The Biblical afterlife has been greatly misunderstood by most throughout recorded church and secular history. Even if the aspects of hell as put forth by Jesus were to be experienced forever by all the unsaved, they would still not include some of the details in the hell of artistic stories like the aforementioned examples. All the same, it would be such a serious thing for eternal conscious torment to be the default punishment of God in hell that almost no Christians who believe in it have truly taken it as seriously as would be warranted. Jesus says of Judas that it would have been better for him not to have been born, as Judas kills himself without seeming to throw himself to God in a desperate plea for mercy. As Matthew 26:24 quotes Jesus, he says, "'The Son of Man will go just as is written about him. But wow to that man who betrays the Son of Man! It would be better for him if he had not been born.'"
If evangelical and traditional ideas about the Christian hell are true, though--and it is absolutely clear from Biblical passages that not once is this actually taught in texts that most people associate with eternal conscious torment for all sinners--this is not the case only for Judas. It would indeed be better for anyone at all to have never come into existence than to be thrown into eternal suffering, both on a moral and a personal pragmatic level. To be damned to hell (with its eventual annihilation for general humanity as according to the actual teachings of the Bible), one must first sin without repentance, necessitating moral error and a lack of commitment to Christ beforehand. To suffer endlessly would be a fate far worse on the level of personal experience than anything else.

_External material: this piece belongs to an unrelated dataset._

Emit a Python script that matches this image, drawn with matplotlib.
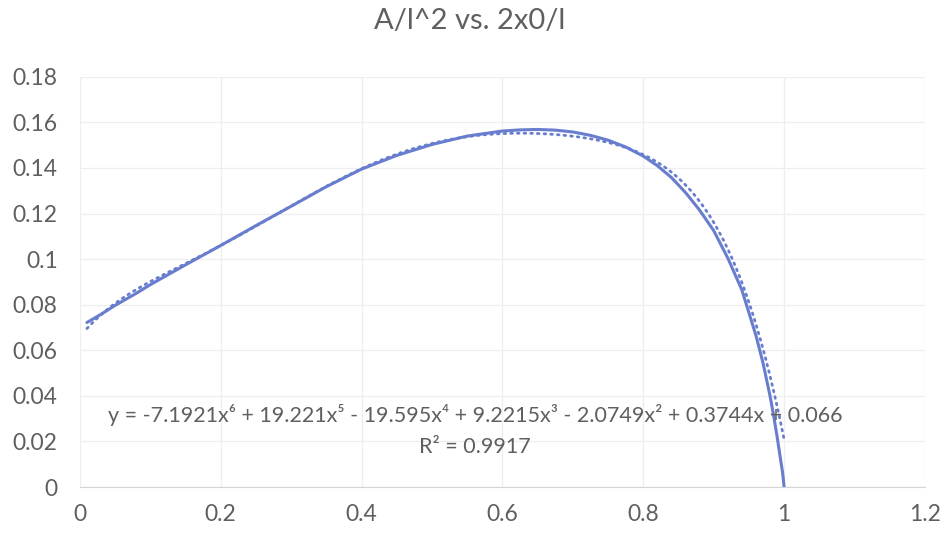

After a life of suffering, sheer nonexistence of consciousness would be in some ways a relief to many. The only thing that could be entirely better for the humans involved would be to experience an afterlife filled with the pleasure of basking in reason and its truths, God, morality, and relational connections with the fellow redeemed. The eternal life offered by the deity of Christianity is thankfully not a promise which has no evidence pointing to it, nor does it entail a trivial, dull, or objectively meaningless existence. This life is for both the spirit and the body, the two metaphysical components of humans. In this renewed unity of consciousness and the physical form it resides in, and there will be no more death, crying, mourning, or pain (Revelation 21:4). Outside of this New Jerusalem where God's eternal life is granted are the unsaved beings (Revelation 22:15), which are clearly said to at some point literally perish (John 3:16). It would certainly be better for them to have never come into being at all than to face the perpetual torments evangelicals and the irrationalistic majority of Christians have believed in.